Southmoreland is a neighborhood of Kansas City, Missouri. It hosts the Nelson-Atkins Museum of Art, the Kemper Museum of Contemporary Art, and the Kansas City Art Institute. Southmoreland is located between 39th Street on the north (bordering Hanover Place and Central Hyde Park), Rockhill, and Gillham Road on the east (bordering South Hyde Park), Emanuel Cleaver II Boulevard on the south (bordering Country Club Plaza and Park Central) and Main Street on the west (bordering Plaza Westport and Old Westport). Since 2019, a streetcar extension from Union Station to University of Missouri–Kansas City has been completed, there has been new real estate development along Main Street.

==History==
The Southmoreland section of the Rockhill District was conceived in the late 19th century by Kansas City Star publisher and real estate developer William Rockhill Nelson and mining magnate August Meyer, as Kansas City's neighborhood of palatial mansions. Nelson acquired the area and donated it to the city, first platted by W.B. Clark as South Moreland Addition. Nelson and Meyer planned an extension of City Beautiful movement with naturalistic landscaping, open parkland, native stone fencing, and curved roadways lined with elm trees. It evolved around a natural ravine, through which a small brook runs in rainy times. The venerated architecture team of Frederick Law Olmsted (the "father of American Landscape Architecture") and Calvert Vaux intended the landscaping of the park and adjacent areas to imitate the look and feel of their previous designs around Central Park, Riverside Park, and surrounding neighborhoods in New York City. The plan accentuated the turf, water, and rock, using gentle, sprawling lawns, winding pathways, and natural woodlands.
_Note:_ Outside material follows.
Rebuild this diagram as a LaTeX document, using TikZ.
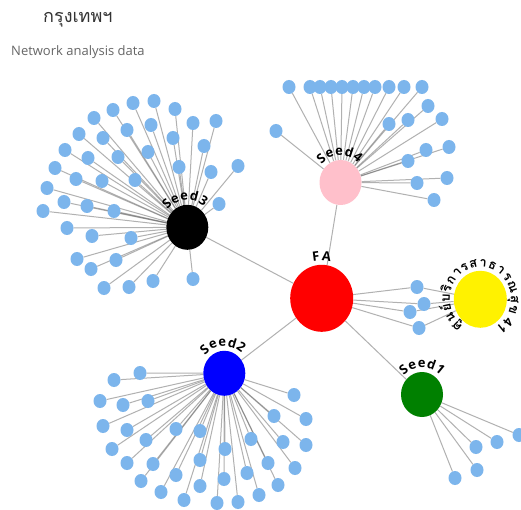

Framed by Nelson's baronial mansion, Oak Hall, and August Meyer’s palace, Marburg on Warwick Boulevard, Southmoreland has evolved into an eclectic mix of Colonial Revival mansions, Arts & Crafts style homes, and Colonnade luxury apartment buildings, many with native limestone accents. In the early 20th century, a streetcar line was built between Downtown Kansas City and the neighborhood, which began to attract working-class families, so some of the larger mansions were converted into apartments. Beyond the large museums and institutions of higher education, Southmoreland has several artists’ studios, shops, and galleries. In 2009, Southmoreland was voted as one of eight neighborhoods nationwide as the "Best Old House Neighborhoods: Editor's Pick" by This Old House.

Since 2019, the neighborhood has attracted real estate development interest following the announced expansion of the KC Streetcar, which now extends from Union Station to the University of Missouri–Kansas City (UMKC), on the perimeter of Southmoreland.